* Work instructions: Below is a listing; copy all of it exactly.

* Data excerpt:
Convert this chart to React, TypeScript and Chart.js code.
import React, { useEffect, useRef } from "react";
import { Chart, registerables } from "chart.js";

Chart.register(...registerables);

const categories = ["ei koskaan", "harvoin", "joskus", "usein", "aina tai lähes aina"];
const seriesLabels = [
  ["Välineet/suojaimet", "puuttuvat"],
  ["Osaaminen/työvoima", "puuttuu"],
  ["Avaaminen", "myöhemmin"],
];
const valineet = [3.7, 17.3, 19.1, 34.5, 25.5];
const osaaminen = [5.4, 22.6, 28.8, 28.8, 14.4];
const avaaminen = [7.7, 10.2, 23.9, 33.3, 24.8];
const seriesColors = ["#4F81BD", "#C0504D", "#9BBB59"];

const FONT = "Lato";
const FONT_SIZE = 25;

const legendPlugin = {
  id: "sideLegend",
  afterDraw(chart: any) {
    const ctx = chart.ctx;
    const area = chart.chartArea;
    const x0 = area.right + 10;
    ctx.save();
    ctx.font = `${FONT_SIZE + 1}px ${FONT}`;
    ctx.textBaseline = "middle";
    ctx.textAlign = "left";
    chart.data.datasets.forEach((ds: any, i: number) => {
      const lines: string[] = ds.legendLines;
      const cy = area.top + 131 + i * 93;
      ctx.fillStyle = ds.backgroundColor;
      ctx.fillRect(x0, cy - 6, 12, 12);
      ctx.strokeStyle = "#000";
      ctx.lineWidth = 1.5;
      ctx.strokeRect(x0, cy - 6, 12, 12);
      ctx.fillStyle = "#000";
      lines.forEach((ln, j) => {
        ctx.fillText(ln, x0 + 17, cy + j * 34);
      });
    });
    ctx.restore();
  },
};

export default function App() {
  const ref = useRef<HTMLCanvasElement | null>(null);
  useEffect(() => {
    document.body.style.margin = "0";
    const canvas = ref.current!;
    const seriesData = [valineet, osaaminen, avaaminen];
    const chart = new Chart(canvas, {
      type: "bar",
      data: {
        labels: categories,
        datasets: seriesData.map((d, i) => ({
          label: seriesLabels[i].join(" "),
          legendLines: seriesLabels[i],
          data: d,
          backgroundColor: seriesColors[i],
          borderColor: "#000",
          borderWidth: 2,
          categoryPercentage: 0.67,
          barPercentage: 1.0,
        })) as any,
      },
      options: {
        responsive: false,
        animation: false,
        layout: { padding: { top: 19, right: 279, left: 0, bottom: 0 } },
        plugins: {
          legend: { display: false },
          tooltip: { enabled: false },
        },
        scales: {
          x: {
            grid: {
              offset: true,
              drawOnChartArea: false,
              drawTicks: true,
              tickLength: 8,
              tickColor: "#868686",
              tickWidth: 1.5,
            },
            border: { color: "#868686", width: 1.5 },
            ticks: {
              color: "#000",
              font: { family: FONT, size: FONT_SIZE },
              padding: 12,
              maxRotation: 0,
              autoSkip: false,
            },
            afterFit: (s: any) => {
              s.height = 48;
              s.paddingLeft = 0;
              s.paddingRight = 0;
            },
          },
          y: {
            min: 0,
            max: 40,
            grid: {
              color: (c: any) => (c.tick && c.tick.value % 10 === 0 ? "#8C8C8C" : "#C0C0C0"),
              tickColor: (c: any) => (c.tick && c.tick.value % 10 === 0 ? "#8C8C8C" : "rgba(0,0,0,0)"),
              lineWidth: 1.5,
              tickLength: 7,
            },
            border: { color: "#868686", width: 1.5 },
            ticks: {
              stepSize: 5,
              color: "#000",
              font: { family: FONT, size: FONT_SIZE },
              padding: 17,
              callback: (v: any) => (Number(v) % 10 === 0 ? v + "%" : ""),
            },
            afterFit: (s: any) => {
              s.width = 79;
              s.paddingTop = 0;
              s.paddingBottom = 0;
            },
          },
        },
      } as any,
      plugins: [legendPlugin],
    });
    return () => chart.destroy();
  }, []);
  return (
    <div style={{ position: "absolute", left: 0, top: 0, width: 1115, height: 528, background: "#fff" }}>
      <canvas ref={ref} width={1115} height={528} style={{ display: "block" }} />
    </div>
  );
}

* Full answer:
Convert this chart to React, TypeScript and Chart.js code.
import React, { useEffect, useRef } from "react";
import { Chart, registerables } from "chart.js";

Chart.register(...registerables);

const categories = ["ei koskaan", "harvoin", "joskus", "usein", "aina tai lähes aina"];
const seriesLabels = [
  ["Välineet/suojaimet", "puuttuvat"],
  ["Osaaminen/työvoima", "puuttuu"],
  ["Avaaminen", "myöhemmin"],
];
const valineet = [3.7, 17.3, 19.1, 34.5, 25.5];
const osaaminen = [5.4, 22.6, 28.8, 28.8, 14.4];
const avaaminen = [7.7, 10.2, 23.9, 33.3, 24.8];
const seriesColors = ["#4F81BD", "#C0504D", "#9BBB59"];

const FONT = "Lato";
const FONT_SIZE = 25;

const legendPlugin = {
  id: "sideLegend",
  afterDraw(chart: any) {
    const ctx = chart.ctx;
    const area = chart.chartArea;
    const x0 = area.right + 10;
    ctx.save();
    ctx.font = `${FONT_SIZE + 1}px ${FONT}`;
    ctx.textBaseline = "middle";
    ctx.textAlign = "left";
    chart.data.datasets.forEach((ds: any, i: number) => {
      const lines: string[] = ds.legendLines;
      const cy = area.top + 131 + i * 93;
      ctx.fillStyle = ds.backgroundColor;
      ctx.fillRect(x0, cy - 6, 12, 12);
      ctx.strokeStyle = "#000";
      ctx.lineWidth = 1.5;
      ctx.strokeRect(x0, cy - 6, 12, 12);
      ctx.fillStyle = "#000";
      lines.forEach((ln, j) => {
        ctx.fillText(ln, x0 + 17, cy + j * 34);
      });
    });
    ctx.restore();
  },
};

export default function App() {
  const ref = useRef<HTMLCanvasElement | null>(null);
  useEffect(() => {
    document.body.style.margin = "0";
    const canvas = ref.current!;
    const seriesData = [valineet, osaaminen, avaaminen];
    const chart = new Chart(canvas, {
      type: "bar",
      data: {
        labels: categories,
        datasets: seriesData.map((d, i) => ({
          label: seriesLabels[i].join(" "),
          legendLines: seriesLabels[i],
          data: d,
          backgroundColor: seriesColors[i],
          borderColor: "#000",
          borderWidth: 2,
          categoryPercentage: 0.67,
          barPercentage: 1.0,
        })) as any,
      },
      options: {
        responsive: false,
        animation: false,
        layout: { padding: { top: 19, right: 279, left: 0, bottom: 0 } },
        plugins: {
          legend: { display: false },
          tooltip: { enabled: false },
        },
        scales: {
          x: {
            grid: {
              offset: true,
              drawOnChartArea: false,
              drawTicks: true,
              tickLength: 8,
              tickColor: "#868686",
              tickWidth: 1.5,
            },
            border: { color: "#868686", width: 1.5 },
            ticks: {
              color: "#000",
              font: { family: FONT, size: FONT_SIZE },
              padding: 12,
              maxRotation: 0,
              autoSkip: false,
            },
            afterFit: (s: any) => {
              s.height = 48;
              s.paddingLeft = 0;
              s.paddingRight = 0;
            },
          },
          y: {
            min: 0,
            max: 40,
            grid: {
              color: (c: any) => (c.tick && c.tick.value % 10 === 0 ? "#8C8C8C" : "#C0C0C0"),
              tickColor: (c: any) => (c.tick && c.tick.value % 10 === 0 ? "#8C8C8C" : "rgba(0,0,0,0)"),
              lineWidth: 1.5,
              tickLength: 7,
            },
            border: { color: "#868686", width: 1.5 },
            ticks: {
              stepSize: 5,
              color: "#000",
              font: { family: FONT, size: FONT_SIZE },
              padding: 17,
              callback: (v: any) => (Number(v) % 10 === 0 ? v + "%" : ""),
            },
            afterFit: (s: any) => {
              s.width = 79;
              s.paddingTop = 0;
              s.paddingBottom = 0;
            },
          },
        },
      } as any,
      plugins: [legendPlugin],
    });
    return () => chart.destroy();
  }, []);
  return (
    <div style={{ position: "absolute", left: 0, top: 0, width: 1115, height: 528, background: "#fff" }}>
      <canvas ref={ref} width={1115} height={528} style={{ display: "block" }} />
    </div>
  );
}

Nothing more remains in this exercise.